### INPUT MATERIAL:

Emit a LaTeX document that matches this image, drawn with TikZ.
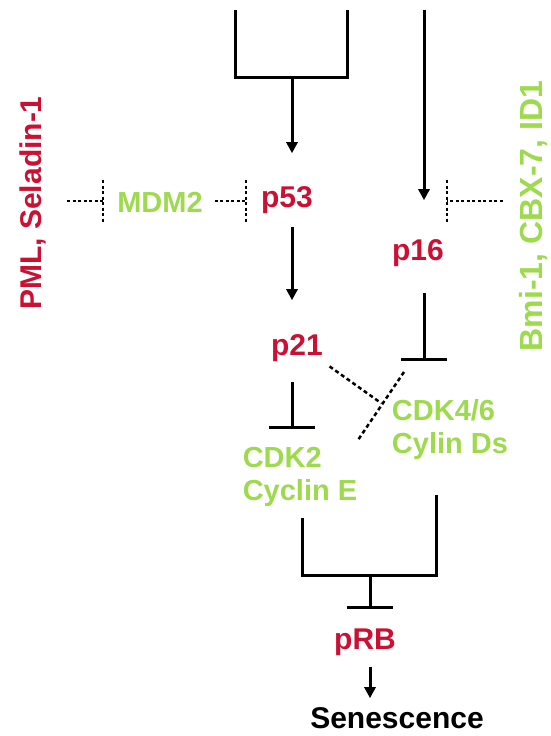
\documentclass[tikz,border=0pt]{standalone}
\usepackage{fontspec}
\setmainfont{Liberation Sans}
\usetikzlibrary{arrows.meta}
\definecolor{sred}{RGB}{204,16,52}
\definecolor{sgreen}{RGB}{158,218,78}

\begin{document}
\begin{tikzpicture}[
  x=1pt, y=-1pt,
  font=\bfseries\fontsize{30}{34}\selectfont,
  >={Triangle[length=11pt,width=11pt]},
  lbl/.style   = {inner sep=0pt, text=sred},
  fac/.style   = {inner sep=0pt, text=sgreen, align=left,
                  font=\bfseries\fontsize{29}{33}\selectfont},
  ln/.style    = {line width=3pt},
  act/.style   = {ln, ->},
  inh/.style   = {ln, -{Bar[width=46pt]}},
  dotl/.style  = {line width=2.5pt, dash pattern=on 3pt off 2.5pt},
  dashl/.style = {line width=2.5pt, dash pattern=on 4pt off 3pt}
]
\useasboundingbox (0,0) rectangle (551,736);

% --- Side factors ------------------------------------------------------------
\node[lbl, rotate=90] (pml) at (33,203) {PML, Seladin-1};
\node[fac, rotate=90, font=\bfseries\fontsize{32}{34}\selectfont] (bmi) at (533,216) {Bmi-1, CBX-7, ID1};

% --- Proteins ----------------------------------------------------------------
\node[fac] (mdm2)  at (160,202) {MDM2};
\node[lbl] (p53)   at (287,200) {p53};
\node[lbl] (p16)   at (418,253) {p16};
\node[lbl] (p21)   at (297,348) {p21};
\node[fac] (cdk2)  at (300,477) {CDK2\\ Cyclin E};
\node[fac] (cdk46) at (450,429) {CDK4/6\\ Cylin Ds};
\node[lbl] (prb)   at (365,642) {pRB};
\node[inner sep=0pt] (sen) at (397,718) {Senescence};

% --- Helper points -----------------------------------------------------------
\coordinate (tl)   at (235,10);
\coordinate (tr)   at (347,10);
\coordinate (tj)   at (292,77);
\coordinate (rtop) at (424,10);
\coordinate (pbar) at (103,201);
\coordinate (mbar) at (246,201);
\coordinate (bbar) at (447,201);
\coordinate (jn)   at (381,403);
\coordinate (bl)   at (302,518);
\coordinate (br)   at (436,495);
\coordinate (bj)   at (370,575);

% --- Top inputs --------------------------------------------------------------
\draw[ln] (tl) |- (tj) -| (tr);
\draw[act, shorten >=33pt] (tj) -- (tj |- p53.north);
\draw[act, shorten >=39pt] (rtop) -- (rtop |- p16.north);

% --- Dotted inhibitions ------------------------------------------------------
\draw[dotl, shorten <=21pt] (pml.south |- pbar) -- (pbar);
\draw[dotl] ([yshift=21pt]pbar) -- ([yshift=-22pt]pbar);
\draw[dotl, shorten <=12pt] (mdm2.east |- mbar) -- (mbar);
\draw[dotl] ([yshift=21pt]mbar) -- ([yshift=-22pt]mbar);
\draw[dotl, shorten <=16pt] (bmi.north |- bbar) -- (bbar);
\draw[dotl] ([yshift=21pt]bbar) -- ([yshift=-22pt]bbar);

% --- Middle cascade ----------------------------------------------------------
\draw[act, shorten <=13pt, shorten >=34pt] (tj |- p53.south) -- (tj |- p21.north);
\draw[inh, shorten <=20pt, shorten >=18pt] (tj |- p21.south) -- (tj |- cdk2.north);
\draw[inh, shorten <=26pt, shorten >=38pt] (rtop |- p16.south) -- (rtop |- cdk46.north);
\draw[dashl, shorten <=8pt] (p21.south east) -- (jn);
\draw[dashl] ([shift={(23,-31)}]jn) -- ([shift={(-23,37)}]jn);

% --- Output ------------------------------------------------------------------
\draw[ln] (bl) |- (bj) -| (br);
\draw[inh, shorten >=19pt] (bj) -- (bj |- prb.north);
\draw[act, shorten <=11pt, shorten >=9pt] (bj |- prb.south) -- (bj |- sen.north);

\end{tikzpicture}
\end{document}
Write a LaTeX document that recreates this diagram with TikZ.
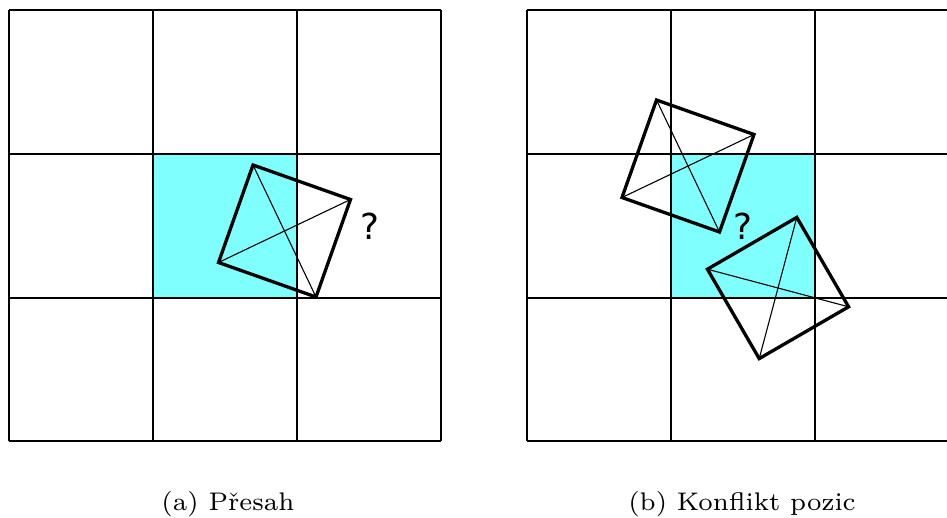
\documentclass[tikz,border=0pt]{standalone}
\usepackage{fontspec}
\usepackage{graphicx}
\usetikzlibrary{calc}
\newfontfamily\qfont{DejaVu Sans}
\definecolor{cellcyan}{RGB}{128,255,255}
\tikzset{
  gridline/.style={line width=1.4pt, black},
  sqline/.style={line width=3.3pt, line join=miter, black},
  diagline/.style={line width=1.1pt, black},
  qmark/.style={anchor=base, inner sep=0pt, font=\qfont\fontsize{35.7}{40}\selectfont},
  capt/.style={anchor=base, inner sep=0pt}
}
\begin{document}
\begin{tikzpicture}[x=1pt,y=-1pt]
\path[use as bounding box] (0,0) rectangle (947,517);
\clip (0,0) rectangle (947,517);
% cyan cells
\fill[cellcyan] (153,154) rectangle (297,298);
\fill[cellcyan] (671,154) rectangle (815,298);
% left grid
\foreach \x in {9,153,297,441} \draw[gridline] (\x,10) -- (\x,441);
\foreach \y in {10,154,298,441} \draw[gridline] (9,\y) -- (441,\y);
% right grid
\foreach \x in {527,671,815,959} \draw[gridline] (\x,10) -- (\x,441);
\foreach \y in {10,154,298,441} \draw[gridline] (527,\y) -- (959,\y);
% left square
\coordinate (LC) at (284.5,231);
\coordinate (LT) at ($(LC)+(-31.5,-66)$);
\coordinate (LR) at ($(LC)+(66,-31.5)$);
\coordinate (LB) at ($(LC)+(31.5,66)$);
\coordinate (LL) at ($(LC)+(-66,31.5)$);
\draw[diagline] (LT) -- (LB);
\draw[diagline] (LL) -- (LR);
\draw[sqline] (LT) -- (LR) -- (LB) -- (LL) -- cycle;
% right square 1
\coordinate (AC) at (688,166);
\coordinate (AT) at ($(AC)+(-31.5,-66)$);
\coordinate (AR) at ($(AC)+(66,-31.5)$);
\coordinate (AB) at ($(AC)+(31.5,66)$);
\coordinate (AL) at ($(AC)+(-66,31.5)$);
\draw[diagline] (AT) -- (AB);
\draw[diagline] (AL) -- (AR);
\draw[sqline] (AT) -- (AR) -- (AB) -- (AL) -- cycle;
% right square 2
\coordinate (BC) at (778,288);
\coordinate (BT) at ($(BC)+(18.8,-70.6)$);
\coordinate (BR) at ($(BC)+(70.6,18.8)$);
\coordinate (BB) at ($(BC)+(-18.8,70.6)$);
\coordinate (BL) at ($(BC)+(-70.6,-18.8)$);
\draw[diagline] (BT) -- (BB);
\draw[diagline] (BL) -- (BR);
\draw[sqline] (BT) -- (BR) -- (BB) -- (BL) -- cycle;
% question marks
\node[qmark] (q1) at (370,239) {?};
\node[qmark] (q2) at (743,239) {?};
% captions
\node[capt] (ca) at (228,510) {\scalebox{3.64}{\fontsize{7}{8}\selectfont (a) Přesah}};
\node[capt] (cb) at (742,510) {\scalebox{3.64}{\fontsize{7}{8}\selectfont (b) Konflikt pozic}};
\end{tikzpicture}
\end{document}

### DIRECTIVE:
Reproduce each line word for word and drop the pictures.

### CORRECT ANSWER:
Emit a LaTeX document that matches this image, drawn with TikZ.
\documentclass[tikz,border=0pt]{standalone}
\usepackage{fontspec}
\setmainfont{Liberation Sans}
\usetikzlibrary{arrows.meta}
\definecolor{sred}{RGB}{204,16,52}
\definecolor{sgreen}{RGB}{158,218,78}

\begin{document}
\begin{tikzpicture}[
  x=1pt, y=-1pt,
  font=\bfseries\fontsize{30}{34}\selectfont,
  >={Triangle[length=11pt,width=11pt]},
  lbl/.style   = {inner sep=0pt, text=sred},
  fac/.style   = {inner sep=0pt, text=sgreen, align=left,
                  font=\bfseries\fontsize{29}{33}\selectfont},
  ln/.style    = {line width=3pt},
  act/.style   = {ln, ->},
  inh/.style   = {ln, -{Bar[width=46pt]}},
  dotl/.style  = {line width=2.5pt, dash pattern=on 3pt off 2.5pt},
  dashl/.style = {line width=2.5pt, dash pattern=on 4pt off 3pt}
]
\useasboundingbox (0,0) rectangle (551,736);

% --- Side factors ------------------------------------------------------------
\node[lbl, rotate=90] (pml) at (33,203) {PML, Seladin-1};
\node[fac, rotate=90, font=\bfseries\fontsize{32}{34}\selectfont] (bmi) at (533,216) {Bmi-1, CBX-7, ID1};

% --- Proteins ----------------------------------------------------------------
\node[fac] (mdm2)  at (160,202) {MDM2};
\node[lbl] (p53)   at (287,200) {p53};
\node[lbl] (p16)   at (418,253) {p16};
\node[lbl] (p21)   at (297,348) {p21};
\node[fac] (cdk2)  at (300,477) {CDK2\\ Cyclin E};
\node[fac] (cdk46) at (450,429) {CDK4/6\\ Cylin Ds};
\node[lbl] (prb)   at (365,642) {pRB};
\node[inner sep=0pt] (sen) at (397,718) {Senescence};

% --- Helper points -----------------------------------------------------------
\coordinate (tl)   at (235,10);
\coordinate (tr)   at (347,10);
\coordinate (tj)   at (292,77);
\coordinate (rtop) at (424,10);
\coordinate (pbar) at (103,201);
\coordinate (mbar) at (246,201);
\coordinate (bbar) at (447,201);
\coordinate (jn)   at (381,403);
\coordinate (bl)   at (302,518);
\coordinate (br)   at (436,495);
\coordinate (bj)   at (370,575);

% --- Top inputs --------------------------------------------------------------
\draw[ln] (tl) |- (tj) -| (tr);
\draw[act, shorten >=33pt] (tj) -- (tj |- p53.north);
\draw[act, shorten >=39pt] (rtop) -- (rtop |- p16.north);

% --- Dotted inhibitions ------------------------------------------------------
\draw[dotl, shorten <=21pt] (pml.south |- pbar) -- (pbar);
\draw[dotl] ([yshift=21pt]pbar) -- ([yshift=-22pt]pbar);
\draw[dotl, shorten <=12pt] (mdm2.east |- mbar) -- (mbar);
\draw[dotl] ([yshift=21pt]mbar) -- ([yshift=-22pt]mbar);
\draw[dotl, shorten <=16pt] (bmi.north |- bbar) -- (bbar);
\draw[dotl] ([yshift=21pt]bbar) -- ([yshift=-22pt]bbar);

% --- Middle cascade ----------------------------------------------------------
\draw[act, shorten <=13pt, shorten >=34pt] (tj |- p53.south) -- (tj |- p21.north);
\draw[inh, shorten <=20pt, shorten >=18pt] (tj |- p21.south) -- (tj |- cdk2.north);
\draw[inh, shorten <=26pt, shorten >=38pt] (rtop |- p16.south) -- (rtop |- cdk46.north);
\draw[dashl, shorten <=8pt] (p21.south east) -- (jn);
\draw[dashl] ([shift={(23,-31)}]jn) -- ([shift={(-23,37)}]jn);

% --- Output ------------------------------------------------------------------
\draw[ln] (bl) |- (bj) -| (br);
\draw[inh, shorten >=19pt] (bj) -- (bj |- prb.north);
\draw[act, shorten <=11pt, shorten >=9pt] (bj |- prb.south) -- (bj |- sen.north);

\end{tikzpicture}
\end{document}
Write a LaTeX document that recreates this diagram with TikZ.
\documentclass[tikz,border=0pt]{standalone}
\usepackage{fontspec}
\usepackage{graphicx}
\usetikzlibrary{calc}
\newfontfamily\qfont{DejaVu Sans}
\definecolor{cellcyan}{RGB}{128,255,255}
\tikzset{
  gridline/.style={line width=1.4pt, black},
  sqline/.style={line width=3.3pt, line join=miter, black},
  diagline/.style={line width=1.1pt, black},
  qmark/.style={anchor=base, inner sep=0pt, font=\qfont\fontsize{35.7}{40}\selectfont},
  capt/.style={anchor=base, inner sep=0pt}
}
\begin{document}
\begin{tikzpicture}[x=1pt,y=-1pt]
\path[use as bounding box] (0,0) rectangle (947,517);
\clip (0,0) rectangle (947,517);
% cyan cells
\fill[cellcyan] (153,154) rectangle (297,298);
\fill[cellcyan] (671,154) rectangle (815,298);
% left grid
\foreach \x in {9,153,297,441} \draw[gridline] (\x,10) -- (\x,441);
\foreach \y in {10,154,298,441} \draw[gridline] (9,\y) -- (441,\y);
% right grid
\foreach \x in {527,671,815,959} \draw[gridline] (\x,10) -- (\x,441);
\foreach \y in {10,154,298,441} \draw[gridline] (527,\y) -- (959,\y);
% left square
\coordinate (LC) at (284.5,231);
\coordinate (LT) at ($(LC)+(-31.5,-66)$);
\coordinate (LR) at ($(LC)+(66,-31.5)$);
\coordinate (LB) at ($(LC)+(31.5,66)$);
\coordinate (LL) at ($(LC)+(-66,31.5)$);
\draw[diagline] (LT) -- (LB);
\draw[diagline] (LL) -- (LR);
\draw[sqline] (LT) -- (LR) -- (LB) -- (LL) -- cycle;
% right square 1
\coordinate (AC) at (688,166);
\coordinate (AT) at ($(AC)+(-31.5,-66)$);
\coordinate (AR) at ($(AC)+(66,-31.5)$);
\coordinate (AB) at ($(AC)+(31.5,66)$);
\coordinate (AL) at ($(AC)+(-66,31.5)$);
\draw[diagline] (AT) -- (AB);
\draw[diagline] (AL) -- (AR);
\draw[sqline] (AT) -- (AR) -- (AB) -- (AL) -- cycle;
% right square 2
\coordinate (BC) at (778,288);
\coordinate (BT) at ($(BC)+(18.8,-70.6)$);
\coordinate (BR) at ($(BC)+(70.6,18.8)$);
\coordinate (BB) at ($(BC)+(-18.8,70.6)$);
\coordinate (BL) at ($(BC)+(-70.6,-18.8)$);
\draw[diagline] (BT) -- (BB);
\draw[diagline] (BL) -- (BR);
\draw[sqline] (BT) -- (BR) -- (BB) -- (BL) -- cycle;
% question marks
\node[qmark] (q1) at (370,239) {?};
\node[qmark] (q2) at (743,239) {?};
% captions
\node[capt] (ca) at (228,510) {\scalebox{3.64}{\fontsize{7}{8}\selectfont (a) Přesah}};
\node[capt] (cb) at (742,510) {\scalebox{3.64}{\fontsize{7}{8}\selectfont (b) Konflikt pozic}};
\end{tikzpicture}
\end{document}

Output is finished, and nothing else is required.